Kansas House approves $13.6 billion budget

Democrats and moderate Republicans are closer to finishing a $13.6 billion budget that protects social services and education funding and increasing the sales tax to sustain it.

The House gave first-round approval early Saturday to a budget for the fiscal year beginning July 1, drafted by a bipartisan coalition over the objections of conservative House GOP leaders. The 71-48 vote suggested it would have enough support to pass on final action later Saturday.

The House coalition also was confident it could push a bill raising taxes $314 million to passage and onto Democratic Gov. Mark Parkinson, who supports it. The Senate has passed the tax bill, and an up-or-down vote in the House is expected.

Senators would have to accept the House’s proposed budget without making any changes if legislators are to end their annual session before Sunday, which is Mother’s Day. But the Senate has approved a similar spending plan.

“It’s real close to the Senate budget,” said Rep. Bill Feuerborn, of Garnett, the ranking Democrat on the House Appropriations Committee.

House members debated budget issues for a staggering 18 hours Friday and early Saturday.

The bipartisan plan was an alternative to a plan preferred by House GOP leaders that was balanced, but did not require a tax increase. The coalition’s proposal would restore cuts in public education and most reductions made in the past 18 months to social services.

The debate started with the GOP leaders’ plan, and Democrats and moderate Republicans had to offer 13 amendments to substitute their spending blueprint. Then, the House considered dozens of other amendments, many of them from conservative Republicans hoping to derail the bipartisan plan.

“I wish it hadn’t occurred this way,” said House Appropriations Committee Chairman Kevin Yoder, an Overland Park Republican who opposed the bipartisan plan over how it would force tax increases. “Be that as it may, we now have a product.”

Parkinson has told the Republican-controlled Legislature he won’t accept further cuts to education funding or social services. But conservatives and many business owners and groups believe raising taxes will prolong the recession in Kansas by raising the cost of what people buy and depressing sales.

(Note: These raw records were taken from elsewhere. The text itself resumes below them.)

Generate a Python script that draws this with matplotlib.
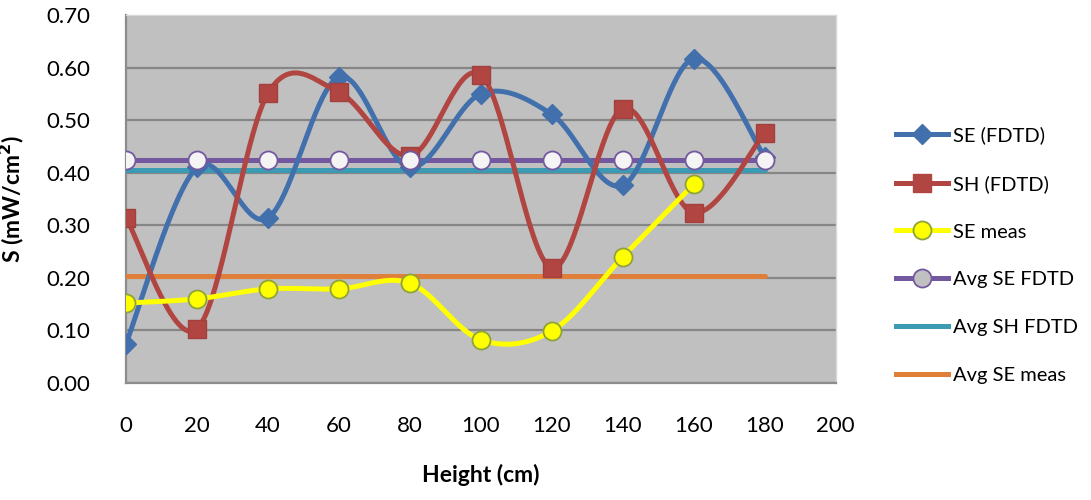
import numpy as np
import matplotlib.pyplot as plt

height = [0, 20, 40, 60, 80, 100, 120, 140, 160, 180]
se_fdtd = [0.075, 0.41, 0.314, 0.582, 0.410, 0.550, 0.511, 0.376, 0.617, 0.430]
sh_fdtd = [0.314, 0.103, 0.551, 0.553, 0.432, 0.586, 0.219, 0.522, 0.324, 0.476]
height_meas = [0, 20, 40, 60, 80, 100, 120, 140, 160]
se_meas = [0.152, 0.160, 0.179, 0.179, 0.190, 0.082, 0.099, 0.240, 0.378]
avg_se_fdtd = 0.425
avg_sh_fdtd = 0.405
avg_se_meas = 0.203


def smooth(x, y, n=40):
    # Excel-style smoothed line: cubic Bezier with Catmull-Rom control points
    x = np.asarray(x, float)
    y = np.asarray(y, float)
    px, py = [], []
    for i in range(len(x) - 1):
        i0 = max(i - 1, 0)
        i3 = min(i + 2, len(x) - 1)
        c1x = x[i] + (x[i + 1] - x[i0]) / 6
        c1y = y[i] + (y[i + 1] - y[i0]) / 6
        c2x = x[i + 1] - (x[i3] - x[i]) / 6
        c2y = y[i + 1] - (y[i3] - y[i]) / 6
        t = np.linspace(0, 1, n)
        bx = (1 - t) ** 3 * x[i] + 3 * (1 - t) ** 2 * t * c1x + 3 * (1 - t) * t ** 2 * c2x + t ** 3 * x[i + 1]
        by = (1 - t) ** 3 * y[i] + 3 * (1 - t) ** 2 * t * c1y + 3 * (1 - t) * t ** 2 * c2y + t ** 3 * y[i + 1]
        px.extend(bx)
        py.extend(by)
    return px, py


plt.rcParams['font.family'] = ['Lato', 'DejaVu Sans']

fig = plt.figure(figsize=(10.91, 5.0), dpi=100)
ax = fig.add_axes([0.1155, 0.234, 0.6505, 0.736])
ax.set_facecolor('#c0c0c0')

blue = '#4170ad'
red = '#b04541'
purple = '#7358a0'
teal = '#3d9ab3'
orange = '#e07f39'

lw = 3.6
avg_x = [height[0], height[-1]]

ax.plot(avg_x, [avg_se_meas] * 2, color=orange, lw=lw, solid_capstyle='round', zorder=3)
ax.plot(avg_x, [avg_sh_fdtd] * 2, color=teal, lw=lw, solid_capstyle='round', zorder=3)
ax.plot(avg_x, [avg_se_fdtd] * 2, color=purple, lw=lw, zorder=3)
ax.plot(height, [avg_se_fdtd] * len(height), ls='none', marker='o', ms=13,
        mfc='#f4f4f4', mec=purple, mew=1.3, zorder=6)

sx, sy = smooth(height, se_fdtd)
ax.plot(sx, sy, color=blue, lw=lw, zorder=4)
ax.plot(height, se_fdtd, ls='none', marker='D', ms=10.5, color=blue, zorder=5)

sx, sy = smooth(height, sh_fdtd)
ax.plot(sx, sy, color=red, lw=lw, zorder=4)
ax.plot(height, sh_fdtd, ls='none', marker='s', ms=12.5, color=red, mec='#a3403d', zorder=5)

sx, sy = smooth(height_meas, se_meas)
ax.plot(sx, sy, color='#ffff00', lw=lw, zorder=4)
ax.plot(height_meas, se_meas, ls='none', marker='o', ms=13, mfc='#ffff00', mec='#8ea33a',
        mew=1.3, zorder=5)

ax.set_xlim(0, 200)
ax.set_ylim(0, 0.70)
ax.set_xticks(np.arange(0, 201, 20))
ax.set_yticks(np.arange(0, 0.71, 0.1))
ax.set_yticklabels([f'{v:.2f}' for v in np.arange(0, 0.71, 0.1)])
ax.tick_params(axis='both', length=0, labelsize=16, colors='black')
ax.tick_params(axis='x', pad=24)
ax.tick_params(axis='y', pad=26)
ax.yaxis.grid(True, color='#868686', lw=1.6)
ax.set_axisbelow(True)
for side in ['left', 'bottom']:
    ax.spines[side].set_color('#8c8c8c')
    ax.spines[side].set_linewidth(1.6)
for side in ['top', 'right']:
    ax.spines[side].set_color('#d8d8d8')
    ax.spines[side].set_linewidth(1.0)

ax.set_xlabel('Height (cm)', fontsize=16.5, fontweight='bold', labelpad=20)
ax.set_ylabel('S (mW/cm$^\\mathbf{2}$)', fontsize=16.5, fontweight='bold', labelpad=14)

handles = [
    plt.Line2D([], [], color=blue, lw=lw, marker='D', ms=10.5),
    plt.Line2D([], [], color=red, lw=lw, marker='s', ms=12.5),
    plt.Line2D([], [], color='#ffff00', lw=lw, marker='o', ms=13, mec='#8ea33a', mew=1.3),
    plt.Line2D([], [], color=purple, lw=lw, marker='o', ms=13, mfc='#c0c0c0', mec=purple, mew=1.3),
    plt.Line2D([], [], color=teal, lw=lw),
    plt.Line2D([], [], color=orange, lw=lw),
]
labels = ['SE (FDTD)', 'SH (FDTD)', 'SE meas', 'Avg SE FDTD', 'Avg SH FDTD', 'Avg SE meas']
fig.legend(handles, labels, loc='center left', bbox_to_anchor=(0.821, 0.49),
           frameon=False, fontsize=14.5, handlelength=2.6, labelspacing=1.52,
           handletextpad=0.25, borderaxespad=0, borderpad=0)

fig.savefig('out.png', dpi=100)
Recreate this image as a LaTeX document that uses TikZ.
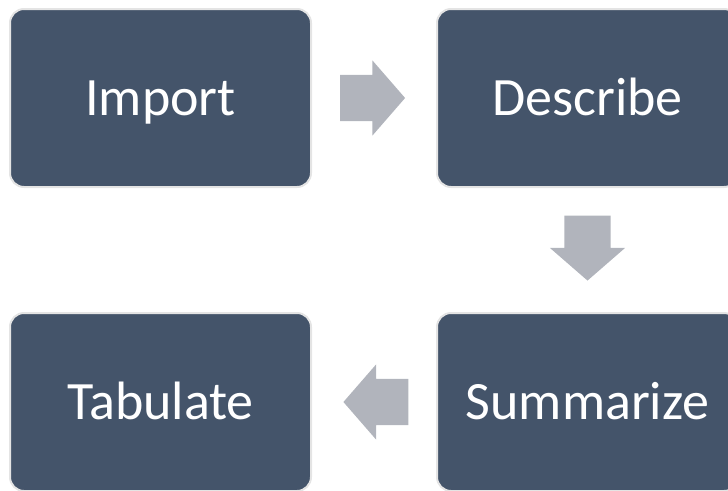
\documentclass[tikz,border=0pt]{standalone}
\usepackage{fontspec}
\setmainfont{Carlito}
\usetikzlibrary{shapes.arrows}
\definecolor{boxblue}{HTML}{44546A}
\definecolor{boxrim}{HTML}{E4E4E4}
\definecolor{arrowgray}{HTML}{B1B4BC}
\tikzset{
  stepbox/.style={draw=boxrim, line width=2pt, fill=boxblue, rounded corners=14pt,
    minimum width=301pt, minimum height=178pt, text=white,
    text height=38pt, text depth=4pt,
    font=\fontsize{54}{60}\selectfont},
  blockarrow/.style={single arrow, fill=arrowgray, draw=none,
    inner xsep=0pt, inner ysep=23pt, single arrow head extend=14.5pt,
    single arrow tip angle=98, minimum height=65pt}
}
\begin{document}
\begin{tikzpicture}[x=1pt,y=-1pt]
\useasboundingbox (0,0) rectangle (728,490);

%Boxes
\node [stepbox] (import) at (160.5,98) {Import};
\node [stepbox] (describe) at (587.5,98) {Describe};
\node [stepbox] (summarize) at (587.5,402) {Summarize};
\node [stepbox] (tabulate) at (160.5,402) {Tabulate};

%Arrows between boxes
\node [blockarrow] (arrowA) at (362.5,98) {};
\node [blockarrow, rotate=-90] (arrowB) at (587.5,238) {};
\node [blockarrow, rotate=180] (arrowC) at (386,402) {};
\end{tikzpicture}
\end{document}
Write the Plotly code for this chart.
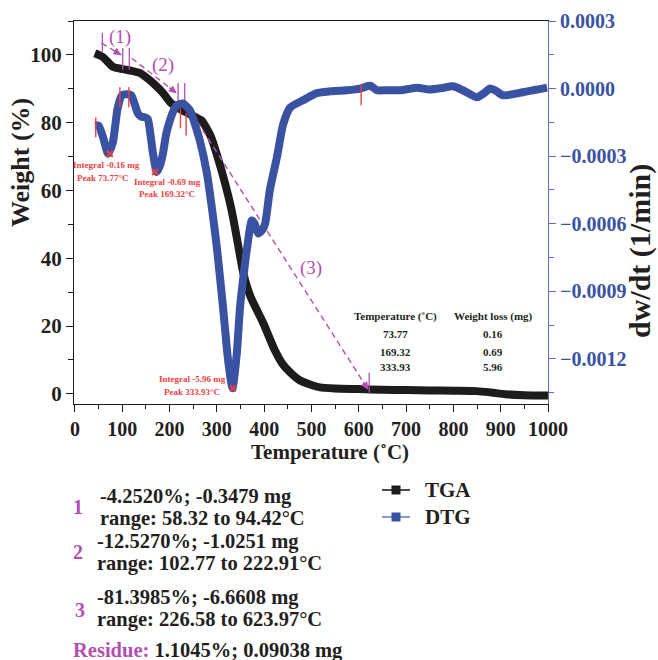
import math
import plotly.graph_objects as go

# ---------------- data ----------------
tga_temp = [42, 59, 80, 101, 120, 137, 152, 169, 186, 201, 218, 237, 258, 268, 287, 301,
            317, 331, 343, 356, 371, 398, 422, 438, 455, 475, 500, 518, 550, 600, 650,
            700, 750, 800, 850, 880, 910, 950, 1000]
tga_weight = [100.5, 99.4, 96.5, 95.8, 95.3, 94.7, 93.2, 91.2, 88.8, 86.1, 84.4, 82.9, 81.4,
              80.6, 76.0, 70.1, 62.3, 54.3, 45.4, 35.6, 28.7, 20.9, 13.0, 9.0, 6.3, 4.0,
              2.6, 1.9, 1.6, 1.4, 1.2, 1.1, 1.0, 0.9, 0.8, 0.4, -0.1, -0.4, -0.5]

dtg_temp = [42, 50, 60, 70, 80, 90, 99, 110, 119, 128, 133, 140, 148, 154, 160, 165, 173,
            180, 186, 193, 201, 208, 215, 228, 243, 254, 264, 279, 292, 300, 313, 324, 333,
            342, 349, 357, 364, 374, 380, 387, 395, 402, 412, 427, 440, 455, 482, 511, 540,
            575, 603, 617, 624, 638, 660, 687, 705, 723, 750, 775, 799, 820, 850, 865, 877,
            890, 905, 947, 998]
dtg_rate = [-0.000163, -0.000165, -0.00022, -0.000289, -0.00024, -0.00009, -0.00003,
            -0.000025, -0.00003, -0.00008, -0.00011, -0.000125, -0.000127, -0.000135,
            -0.00021, -0.000288, -0.00037, -0.00034, -0.000288, -0.0002, -0.00014, -0.0001,
            -0.000074, -0.000066, -0.000096, -0.00016, -0.00023, -0.000376, -0.00057,
            -0.000705, -0.00097, -0.00121, -0.00133, -0.00118, -0.00097, -0.00082,
            -0.000705, -0.000585, -0.0006, -0.000643, -0.00063, -0.0006, -0.00045,
            -0.000305, -0.00016, -0.000084, -0.000052, -0.00002, -0.000012, -0.0000075,
            0.0, 0.00001, 0.000013, -0.000007, -0.000007, -0.0000075, -0.000002, 0.000004,
            -0.000004, 0.000002, 0.00001, -0.0000075, -0.000038, -0.00002, 0.0, -0.00001,
            -0.00003, -0.000016, 0.000004]

peak_temp = [73.77, 169.32, 333.93]
peak_rate = [-0.000289, -0.00037, -0.00133]
integral_mg = ["-0.16", "-0.69", "-5.96"]
table_temp = ["73.77", "169.32", "333.93"]
table_loss = ["0.16", "0.69", "5.96"]

step_mark_temp = [58, 101, 115, 218, 232, 622]
step_mark_low = [100.6, 95.6, 95.6, 85.8, 85.8, 0.3]
step_mark_high = [106.5, 102.0, 102.0, 91.7, 91.7, 6.2]

dtg_mark_temp = [44, 95, 114, 223, 235, 605]
dtg_mark_low = [-0.000216, -0.000083, -0.000083, -0.000176, -0.000208, -0.000074]
dtg_mark_high = [-0.000128, 0.000006, 0.000006, -0.000088, -0.00011, 0.000019]

arrow_start_temp = [56, 120, 236]
arrow_start_weight = [103.5, 99.0, 85.3]
arrow_end_temp = [98, 215, 620]
arrow_end_weight = [100.0, 88.7, 1.2]
step_labels = ["(1)", "(2)", "(3)"]

step_loss = ["-4.2520%; -0.3479 mg", "-12.5270%; -1.0251 mg", "-81.3985%; -6.6608 mg"]
step_range = ["range: 58.32 to 94.42°C", "range: 102.77 to 222.91°C",
              "range: 226.58 to 623.97°C"]
residue_text = "1.1045%; 0.09038 mg"
legend_names = ["TGA", "DTG"]

x_ticks = list(range(0, 1001, 100))
w_ticks = list(range(0, 101, 20))
r_ticks = [-0.0012, -0.0009, -0.0006, -0.0003, 0.0, 0.0003]
r_ticktext = ["\u22120.0012", "\u22120.0009", "\u22120.0006", "\u22120.0003", "0.0000", "0.0003"]

# ---------------- styles ----------------
SERIF = "Liberation Serif, DejaVu Serif, serif"
BLACK = "#1d1b1b"
BLUE = "#3a52a2"
BLUE_AX = "#5a6db6"
BLUE_LEG = "#6f80c4"
RED = "#ec3f3f"
MAG = "#b24fb1"
TXT = "#231f20"

W_PX, H_PX = 658, 660
L, R, T, B = 74, 110, 21, 256
X_RANGE = [-2, 1000]
Y_RANGE = [-3, 110]
PW, PH = W_PX - L - R, H_PX - T - B


def paper(px, py):
    return (px - L) / PW, (H_PX - B - py) / PH


fig = go.Figure()
ann = []
shapes = []

fig.add_trace(go.Scatter(x=tga_temp, y=tga_weight, mode="lines", yaxis="y",
                         line=dict(color=BLACK, width=8, shape="spline", smoothing=0.6),
                         showlegend=False, hoverinfo="skip"))

# magenta step marks
mx, my = [], []
for t, lo, hi in zip(step_mark_temp, step_mark_low, step_mark_high):
    mx += [t, t, None]
    my += [lo, hi, None]
fig.add_trace(go.Scatter(x=mx, y=my, mode="lines", yaxis="y",
                         line=dict(color=MAG, width=1.3), showlegend=False, hoverinfo="skip"))

xs = PW / (X_RANGE[1] - X_RANGE[0])
ys = PH / (Y_RANGE[1] - Y_RANGE[0])
for x0, y0, x1, y1 in zip(arrow_start_temp, arrow_start_weight, arrow_end_temp, arrow_end_weight):
    fig.add_trace(go.Scatter(x=[x0, x1], y=[y0, y1], mode="lines", yaxis="y",
                             line=dict(color=MAG, width=1.4, dash="6px,4px"),
                             showlegend=False, hoverinfo="skip"))
    dxp, dyp = (x1 - x0) * xs, -(y1 - y0) * ys
    n = math.hypot(dxp, dyp)
    ann.append(dict(x=x1, y=y1, xref="x", yref="y",
                    ax=-dxp / n * 11, ay=-dyp / n * 11,
                    text="", showarrow=True, arrowhead=2, arrowsize=1.1,
                    arrowwidth=1.4, arrowcolor=MAG))

fig.add_trace(go.Scatter(x=dtg_temp, y=dtg_rate, mode="lines", yaxis="y2",
                         line=dict(color=BLUE, width=8, shape="spline", smoothing=0.6),
                         showlegend=False, hoverinfo="skip"))

rx, ry = [], []
for t, lo, hi in zip(dtg_mark_temp, dtg_mark_low, dtg_mark_high):
    rx += [t, t, None]
    ry += [lo, hi, None]
fig.add_trace(go.Scatter(x=rx, y=ry, mode="lines", yaxis="y2",
                         line=dict(color=RED, width=1.4), showlegend=False, hoverinfo="skip"))
fig.add_trace(go.Scatter(x=peak_temp, y=peak_rate, mode="markers", yaxis="y2",
                         marker=dict(symbol="x-thin", size=6, line=dict(color=RED, width=2)),
                         showlegend=False, hoverinfo="skip"))


def add_text(px, py, text, font, xanchor="center", **kw):
    x, y = paper(px, py)
    d = dict(x=x, y=y, xref="paper", yref="paper", text=text, showarrow=False, font=font,
             xanchor=xanchor, yanchor="middle")
    d.update(kw)
    ann.append(d)


# axis titles
add_text(20, 163, "Weight (%)", dict(family=SERIF, size=26, color=TXT, weight="bold"), textangle=-90)
add_text(640, 251, "dw/dt (1/min)", dict(family=SERIF, size=30, color=TXT, weight="bold"), textangle=-90)
add_text(330, 452, "Temperature (˚C)", dict(family=SERIF, size=21, color=TXT, weight="bold"))

# step labels
label_pos = [(120, 37), (163, 65), (311, 268)]
for lab, (px, py) in zip(step_labels, label_pos):
    add_text(px, py, lab, dict(family=SERIF, size=19, color=MAG))

# red peak annotations
rfont = dict(family=SERIF, size=9, color=RED, weight="bold")
red_pos = [((106, 165), (103, 178)), ((167, 182), (167, 194)), ((192, 379), (192, 392))]
for (p1, p2), mg, pk in zip(red_pos, integral_mg, peak_temp):
    add_text(*p1, f"Integral {mg} mg", rfont)
    add_text(*p2, f"Peak {pk:.2f}°C", rfont)

# table
tfont = dict(family=SERIF, size=11, color=TXT, weight="bold")
add_text(395, 316, "Temperature (˚C)", tfont)
add_text(493, 316, "Weight loss (mg)", tfont)
for i, py in enumerate([334, 351.5, 366.5]):
    add_text(395, py, table_temp[i], tfont)
    add_text(493, py, table_loss[i], tfont)

# bottom step summary
bfont = dict(family=SERIF, size=20.5, color=TXT, weight="bold")
num_pos = [(78, 507), (78, 552), (80, 610)]
line_pos = [((98, 496), (98, 518)), ((95, 541), (95, 563)), ((95, 597), (95, 619))]
for i in range(3):
    add_text(*num_pos[i], str(i + 1), dict(family=SERIF, size=20, color=MAG, weight="bold"))
    for txt, (px, py) in zip((step_loss[i], step_range[i]), line_pos[i]):
        add_text(px, py, txt, bfont, xanchor="left")
add_text(71, 650, f"<span style='color:{MAG}'>Residue:</span> {residue_text}", bfont, xanchor="left")

# manual legend
leg_rows = [(490, BLACK, BLACK), (517, BLUE_LEG, BLUE)]
for name, (py, lc, mc) in zip(legend_names, leg_rows):
    x0, y0 = paper(382, py)
    x1, _ = paper(410, py)
    shapes.append(dict(type="line", xref="paper", yref="paper", x0=x0, x1=x1, y0=y0, y1=y0,
                       line=dict(color=lc, width=1.6)))
    sx0, sy0 = paper(391.5, py + 4.5)
    sx1, sy1 = paper(400.5, py - 4.5)
    shapes.append(dict(type="rect", xref="paper", yref="paper", x0=sx0, x1=sx1, y0=sy0, y1=sy1,
                       line=dict(width=0), fillcolor=mc))
    add_text(423, py, name, dict(family=SERIF, size=21, color=TXT, weight="bold"), xanchor="left")

axis_common = dict(showgrid=False, zeroline=False, automargin=False, ticks="outside",
                   ticklen=7, tickwidth=1.2)

fig.update_layout(
    width=W_PX, height=H_PX, autosize=False,
    margin=dict(l=L, r=R, t=T, b=B),
    paper_bgcolor="white", plot_bgcolor="white",
    font=dict(family=SERIF, color=TXT),
    showlegend=False,
    xaxis=dict(range=X_RANGE, tickvals=x_ticks, showline=True, linecolor=BLACK, linewidth=1.2,
               mirror=True, tickcolor=BLACK,
               minor=dict(dtick=50, ticks="outside", ticklen=4, tickcolor=BLACK),
               tickfont=dict(family=SERIF, size=20, color=TXT, weight="bold"),
               **axis_common),
    yaxis=dict(range=Y_RANGE, tickvals=w_ticks, showline=True, linecolor=BLACK, linewidth=1.2,
               tickcolor=BLACK,
               minor=dict(dtick=10, ticks="outside", ticklen=5, tickcolor=BLACK),
               tickfont=dict(family=SERIF, size=21, color=TXT, weight="bold"),
               **axis_common),
    yaxis2=dict(range=[-0.0014, 0.0003], overlaying="y", side="right",
                tickvals=r_ticks, ticktext=r_ticktext,
                showline=True, linecolor=BLUE_AX, linewidth=1.2, tickcolor=BLUE_AX,
                minor=dict(dtick=0.00015, ticks="outside", ticklen=5, tickcolor=BLUE_AX),
                tickfont=dict(family=SERIF, size=20, color=BLUE, weight="bold"),
                **axis_common),
    annotations=ann,
    shapes=shapes,
)

fig.write_html("out.html")
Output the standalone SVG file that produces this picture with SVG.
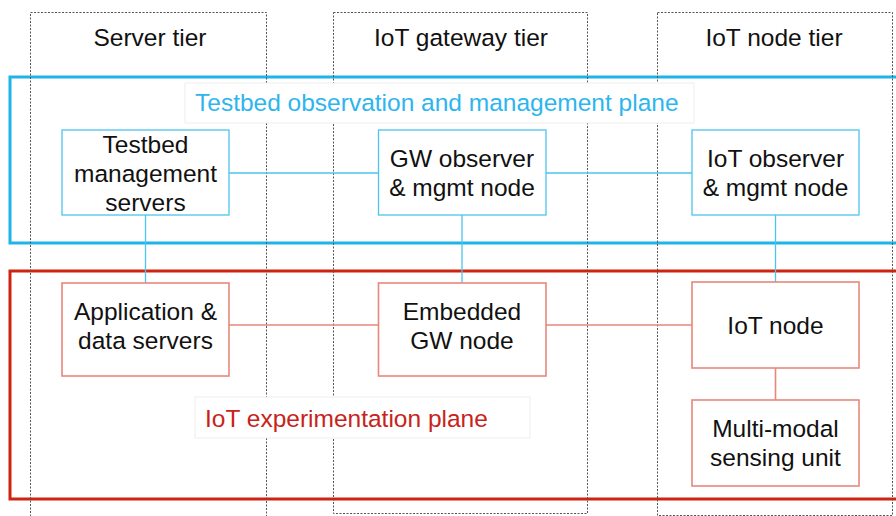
<svg xmlns="http://www.w3.org/2000/svg" width="896" height="516" viewBox="0 0 896 516">
<defs>
<style>
text{font-family:"Liberation Sans",Arial,sans-serif;font-size:24.5px;fill:#111;text-anchor:middle}
.col{fill:none;stroke:#555;stroke-width:1;stroke-dasharray:2,1.5}
.pb{fill:none;stroke:#1db4ea;stroke-width:3}
.pr{fill:none;stroke:#cf2312;stroke-width:3}
.nb{fill:#fff;stroke:#4cc4ee;stroke-width:1.3}
.nr{fill:#fff;stroke:#e8877b;stroke-width:1.6}
.cb{stroke:#4cc4ee;stroke-width:1.3;fill:none}
.cr{stroke:#e8877b;stroke-width:1.6;fill:none}
.lbl{fill:#fff;stroke:#eeeeee;stroke-width:1}
</style>
</defs>
<rect width="896" height="516" fill="#fff"/>
<g id="planes">
<rect class="pb" x="10" y="77" width="900" height="166"/>
<rect class="pr" x="10" y="271" width="900" height="228"/>
</g>
<g id="tiers">
<path class="col" d="M30.5,520 V12.5 H266.5 V520"/>
<rect class="col" x="333.5" y="12.5" width="254" height="501"/>
<rect class="col" x="657.5" y="12.5" width="235" height="503"/>
<text x="150" y="46">Server tier</text>
<text x="461" y="46">IoT gateway tier</text>
<text x="774" y="46">IoT node tier</text>
</g>
<g id="connectors">
<path class="cb" d="M229,173 H378 M546,173 H692 M145.5,215 V283 M462,215 V283 M775.5,215 V282"/>
<path class="cr" d="M229,325 H378 M546,325 H692 M775.5,368 V400"/>
</g>
<g id="n-testbed">
<rect class="nb" x="62" y="130" width="167" height="85"/>
<text x="145.5" y="153">Testbed</text>
<text x="145.5" y="182">management</text>
<text x="145.5" y="211">servers</text>
</g>
<g id="n-gwobs">
<rect class="nb" x="378.5" y="130" width="167.5" height="85"/>
<text x="462" y="167">GW observer</text>
<text x="462" y="196">&amp; mgmt node</text>
</g>
<g id="n-iotobs">
<rect class="nb" x="692" y="130" width="167" height="85"/>
<text x="775.5" y="167">IoT observer</text>
<text x="775.5" y="196">&amp; mgmt node</text>
</g>
<g id="n-app">
<rect class="nr" x="62" y="283" width="167" height="93"/>
<text x="145.5" y="320">Application &amp;</text>
<text x="145.5" y="349">data servers</text>
</g>
<g id="n-embgw">
<rect class="nr" x="378.5" y="283" width="167.5" height="93"/>
<text x="462" y="320">Embedded</text>
<text x="462" y="349">GW node</text>
</g>
<g id="n-iotnode">
<rect class="nr" x="692" y="282" width="167" height="86"/>
<text x="775.5" y="334">IoT node</text>
</g>
<g id="n-sensing">
<rect class="nr" x="692" y="400" width="167" height="86"/>
<text x="775.5" y="437">Multi-modal</text>
<text x="775.5" y="466">sensing unit</text>
</g>
<g id="plane-labels">
<rect class="lbl" x="185" y="83" width="509" height="40"/>
<text x="195" y="111" style="text-anchor:start;fill:#2db5ee">Testbed observation and management plane</text>
<rect class="lbl" x="195" y="397" width="335" height="41"/>
<text x="205" y="427" style="text-anchor:start;fill:#c8231b">IoT experimentation plane</text>
</g>
</svg>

House GOP leaders backed a budget-balancing plan that would have cut aid to schools by $86 million, though they said local districts could make up such a loss by tapping reserve funds or raising local property taxes. But that plan didn’t have enough support in the House, and proposals to cut education funding failed in the Senate.

After the coalition budget was assembled, conservatives tried to remove $8 million earmarked for bringing some state employee wages in line with the private sector under an agreement reached last year. The motion failed 70-44.

Supporters of that amendment argued that while state employees work hard, they’re still employed while thousands of Kansas residents have lost their jobs in the private sector. The Kansas unemployment rate is 6.9 percent with more than 104,000 people out of work.

“We need to help Kansans get back to work, not tax them more,” said Rep. Kasha Kelley, an Arkansas City Republican.

The amendments kept coming. They included efforts to reopen state prison beds to reduce overcrowding caused by budget cuts. Plans were rejected to reopen space at Stockton and El Dorado.

One amendment was added that requires the state to prepare a list of all assets, estimated to be more than $10 billion, and determine which ones could be sold.